▸ What the task requires:
Retype, exactly as they stand, the lines from the start of the data to the line that contains "-0.331, -0.333, -0.34]", both ends included. Leave the pictures out.

▸ Supplied material:
⁂

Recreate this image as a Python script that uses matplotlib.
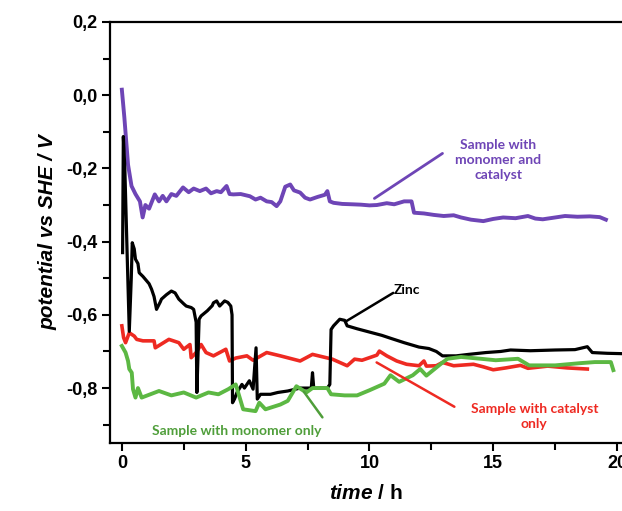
import matplotlib
matplotlib.use("Agg")
import matplotlib.pyplot as plt

plt.rcParams['font.family'] = ['Liberation Sans', 'DejaVu Sans']
plt.rcParams['mathtext.fontset'] = 'custom'
plt.rcParams['mathtext.it'] = 'Liberation Sans:italic:bold'
plt.rcParams['mathtext.rm'] = 'Liberation Sans:bold'

# data: time in h, potential vs SHE in V
t_purple = [0.0, 0.1, 0.25, 0.39, 0.55, 0.73, 0.84, 0.95, 1.1, 1.33, 1.5, 1.65, 1.8, 2.0,
            2.2, 2.47, 2.7, 2.9, 3.15, 3.4, 3.6, 3.83, 4.0, 4.23, 4.35, 4.5, 4.8, 5.17,
            5.4, 5.6, 5.85, 6.05, 6.25, 6.4, 6.6, 6.8, 6.95, 7.2, 7.4, 7.6, 7.9, 8.2,
            8.3, 8.4, 8.55, 8.9, 9.3, 9.65, 10.0, 10.3, 10.7, 11.0, 11.4, 11.7, 11.8,
            12.2, 12.6, 13.0, 13.4, 13.7, 14.1, 14.6, 15.0, 15.4, 15.9, 16.4, 16.7,
            17.0, 17.4, 17.9, 18.4, 18.9, 19.3, 19.55]
v_purple = [0.015, -0.06, -0.19, -0.248, -0.27, -0.29, -0.334, -0.30, -0.31, -0.271, -0.29,
            -0.275, -0.29, -0.27, -0.275, -0.252, -0.265, -0.255, -0.262, -0.255, -0.268,
            -0.262, -0.265, -0.248, -0.27, -0.271, -0.27, -0.276, -0.285, -0.28, -0.29,
            -0.292, -0.303, -0.29, -0.25, -0.244, -0.26, -0.266, -0.28, -0.285, -0.278,
            -0.272, -0.262, -0.29, -0.294, -0.297, -0.298, -0.299, -0.301, -0.30, -0.295,
            -0.298, -0.29, -0.29, -0.321, -0.323, -0.327, -0.33, -0.328, -0.334, -0.34,
            -0.344, -0.338, -0.334, -0.336, -0.33, -0.337, -0.339, -0.335, -0.33, -0.332,
            -0.331, -0.333, -0.34]

t_zinc = [0.03, 0.06, 0.12, 0.2, 0.3, 0.38, 0.42, 0.5, 0.55, 0.65, 0.7, 0.85, 0.95, 1.1,
          1.2, 1.3, 1.4, 1.55, 1.6, 1.8, 2.0, 2.15, 2.3, 2.5, 2.6, 2.8, 2.9, 3.0, 3.03,
          3.08, 3.12, 3.2, 3.45, 3.65, 3.7, 3.83, 3.95, 4.15, 4.28, 4.4, 4.45, 4.47, 4.55,
          4.65, 4.85, 4.95, 5.15, 5.3, 5.42, 5.47, 5.6, 6.0, 6.3, 6.7, 7.2, 7.65, 7.7,
          7.75, 8.3, 8.4, 8.45, 8.55, 8.8, 9.0, 9.1, 9.5, 10.0, 10.5, 10.9, 11.4, 12.0,
          12.4, 12.7, 12.95, 13.5, 14.0, 14.7, 15.3, 15.7, 16.5, 17.0, 17.5, 18.3, 18.8,
          19.0, 19.6, 20.2]
v_zinc = [-0.43, -0.113, -0.20, -0.40, -0.645, -0.50, -0.403, -0.42, -0.448, -0.46, -0.485,
          -0.495, -0.503, -0.515, -0.53, -0.55, -0.585, -0.565, -0.557, -0.545, -0.535,
          -0.54, -0.557, -0.57, -0.576, -0.58, -0.585, -0.62, -0.812, -0.70, -0.612,
          -0.603, -0.589, -0.575, -0.567, -0.562, -0.576, -0.562, -0.566, -0.576, -0.60,
          -0.84, -0.83, -0.812, -0.79, -0.80, -0.78, -0.803, -0.69, -0.83, -0.817, -0.817,
          -0.812, -0.808, -0.80, -0.80, -0.758, -0.80, -0.80, -0.79, -0.64, -0.63, -0.612,
          -0.615, -0.63, -0.638, -0.647, -0.656, -0.665, -0.676, -0.688, -0.692, -0.70,
          -0.712, -0.712, -0.708, -0.703, -0.70, -0.696, -0.698, -0.697, -0.696, -0.695,
          -0.687, -0.703, -0.705, -0.706]

t_catalyst = [0.0, 0.07, 0.15, 0.3, 0.5, 0.6, 0.85, 1.3, 1.35, 1.9, 2.3, 2.5, 2.75, 2.8,
              3.0, 3.2, 3.4, 3.7, 4.2, 4.35, 4.6, 5.05, 5.3, 5.85, 6.4, 7.2, 7.7, 8.5,
              9.1, 9.4, 9.7, 10.0, 10.3, 10.4, 10.7, 11.1, 11.5, 12.0, 12.2, 12.3, 12.7,
              12.95, 13.4, 14.2, 14.6, 15.0, 15.5, 16.1, 16.4, 17.2, 18.0, 18.8]
v_catalyst = [-0.63, -0.662, -0.676, -0.649, -0.658, -0.667, -0.671, -0.671, -0.69, -0.667,
              -0.676, -0.694, -0.681, -0.717, -0.703, -0.681, -0.703, -0.712, -0.694,
              -0.726, -0.718, -0.712, -0.724, -0.703, -0.712, -0.726, -0.708, -0.721,
              -0.739, -0.721, -0.724, -0.717, -0.71, -0.699, -0.712, -0.726, -0.735,
              -0.739, -0.726, -0.74, -0.739, -0.73, -0.739, -0.735, -0.742, -0.75, -0.745,
              -0.738, -0.746, -0.74, -0.745, -0.748]

t_monomer = [0.0, 0.15, 0.25, 0.3, 0.4, 0.45, 0.55, 0.65, 0.8, 1.5, 2.0, 2.5, 3.0, 3.5,
             3.9, 4.3, 4.6, 4.9, 5.4, 5.55, 5.8, 6.4, 6.7, 7.05, 7.45, 7.7, 8.3, 8.45,
             9.0, 9.5, 10.0, 10.6, 10.85, 11.2, 11.75, 12.05, 12.3, 12.9, 13.15, 13.7,
             14.5, 15.1, 16.0, 16.45, 17.5, 18.5, 19.1, 19.75, 19.85]
v_monomer = [-0.685, -0.703, -0.726, -0.748, -0.758, -0.803, -0.826, -0.80, -0.826, -0.808,
             -0.82, -0.812, -0.826, -0.812, -0.817, -0.803, -0.79, -0.858, -0.863, -0.84,
             -0.858, -0.845, -0.835, -0.795, -0.812, -0.80, -0.80, -0.817, -0.82, -0.82,
             -0.806, -0.788, -0.765, -0.783, -0.765, -0.748, -0.766, -0.733, -0.72,
             -0.715, -0.72, -0.724, -0.72, -0.738, -0.738, -0.732, -0.729, -0.729, -0.751]

x_ticks = [0, 5, 10, 15, 20]
y_ticks = [0.2, 0.0, -0.2, -0.4, -0.6, -0.8]
y_tick_labels = ['0,2', '0,0', '-0,2', '-0,4', '-0,6', '-0,8']

purple = '#6e45b6'
red = '#ee2a22'
green = '#5cb843'

fig = plt.figure(figsize=(6.22, 5.11), dpi=100)
ax = fig.add_axes([0.1768, 0.1331, 0.8232, 0.8239])

ax.plot(t_purple, v_purple, color=purple, lw=2.8)
ax.plot(t_catalyst, v_catalyst, color=red, lw=2.6)
ax.plot(t_zinc, v_zinc, color='black', lw=2.3)
ax.plot(t_monomer, v_monomer, color=green, lw=2.8)

ax.set_xlim(-0.48, 20.2)
ax.set_ylim(-0.95, 0.2)
ax.set_xticks(x_ticks)
ax.set_xticks([2.5, 7.5, 12.5, 17.5], minor=True)
ax.set_yticks(y_ticks)
ax.set_yticklabels(y_tick_labels)
ax.set_yticks([0.1, -0.1, -0.3, -0.5, -0.7, -0.9], minor=True)
ax.tick_params(which='both', direction='out', width=1.5, labelsize=13, pad=3)
ax.tick_params(which='major', length=6)
ax.tick_params(which='minor', length=5)
for lab in ax.get_xticklabels() + ax.get_yticklabels():
    lab.set_fontweight('bold')

ax.spines['right'].set_visible(False)
for side in ['left', 'top', 'bottom']:
    ax.spines[side].set_linewidth(1.6)

ax.set_xlabel(r'$\mathit{time}$ / h', fontsize=15, fontweight='bold', labelpad=8)
ax.set_ylabel('potential vs SHE / V', fontsize=15, fontweight='bold', style='italic',
              labelpad=6)

# annotations
note_font = dict(family='Lato', fontweight='bold', fontsize=10, ha='center', va='center',
                 linespacing=1.3)
ax.annotate('', xy=(10.2, -0.282), xytext=(12.95, -0.159),
            arrowprops=dict(arrowstyle='-', color=purple, lw=2, shrinkA=0, shrinkB=0))
ax.text(15.2, -0.177, 'Sample with\nmonomer and\ncatalyst', color=purple, **note_font)

ax.annotate('', xy=(9.07, -0.617), xytext=(10.96, -0.54),
            arrowprops=dict(arrowstyle='-', color='black', lw=1.8, shrinkA=0, shrinkB=0))
ax.text(11.5, -0.533, 'Zinc', color='black', **note_font)

ax.annotate('', xy=(10.29, -0.73), xytext=(13.43, -0.851),
            arrowprops=dict(arrowstyle='-', color=red, lw=1.8, shrinkA=0, shrinkB=0))
ax.text(16.66, -0.877, 'Sample with catalyst\nonly', color=red, **note_font)

ax.annotate('', xy=(7.35, -0.81), xytext=(8.1, -0.88),
            arrowprops=dict(arrowstyle='-', color='#4f9e3a', lw=1.8, shrinkA=0, shrinkB=0))
ax.text(4.64, -0.917, 'Sample with monomer only', color='#4f9e3a', **note_font)

fig.savefig('out.png', dpi=100)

⁂

▸ Output below:
Recreate this image as a Python script that uses matplotlib.
import matplotlib
matplotlib.use("Agg")
import matplotlib.pyplot as plt

plt.rcParams['font.family'] = ['Liberation Sans', 'DejaVu Sans']
plt.rcParams['mathtext.fontset'] = 'custom'
plt.rcParams['mathtext.it'] = 'Liberation Sans:italic:bold'
plt.rcParams['mathtext.rm'] = 'Liberation Sans:bold'

# data: time in h, potential vs SHE in V
t_purple = [0.0, 0.1, 0.25, 0.39, 0.55, 0.73, 0.84, 0.95, 1.1, 1.33, 1.5, 1.65, 1.8, 2.0,
            2.2, 2.47, 2.7, 2.9, 3.15, 3.4, 3.6, 3.83, 4.0, 4.23, 4.35, 4.5, 4.8, 5.17,
            5.4, 5.6, 5.85, 6.05, 6.25, 6.4, 6.6, 6.8, 6.95, 7.2, 7.4, 7.6, 7.9, 8.2,
            8.3, 8.4, 8.55, 8.9, 9.3, 9.65, 10.0, 10.3, 10.7, 11.0, 11.4, 11.7, 11.8,
            12.2, 12.6, 13.0, 13.4, 13.7, 14.1, 14.6, 15.0, 15.4, 15.9, 16.4, 16.7,
            17.0, 17.4, 17.9, 18.4, 18.9, 19.3, 19.55]
v_purple = [0.015, -0.06, -0.19, -0.248, -0.27, -0.29, -0.334, -0.30, -0.31, -0.271, -0.29,
            -0.275, -0.29, -0.27, -0.275, -0.252, -0.265, -0.255, -0.262, -0.255, -0.268,
            -0.262, -0.265, -0.248, -0.27, -0.271, -0.27, -0.276, -0.285, -0.28, -0.29,
            -0.292, -0.303, -0.29, -0.25, -0.244, -0.26, -0.266, -0.28, -0.285, -0.278,
            -0.272, -0.262, -0.29, -0.294, -0.297, -0.298, -0.299, -0.301, -0.30, -0.295,
            -0.298, -0.29, -0.29, -0.321, -0.323, -0.327, -0.33, -0.328, -0.334, -0.34,
            -0.344, -0.338, -0.334, -0.336, -0.33, -0.337, -0.339, -0.335, -0.33, -0.332,
            -0.331, -0.333, -0.34]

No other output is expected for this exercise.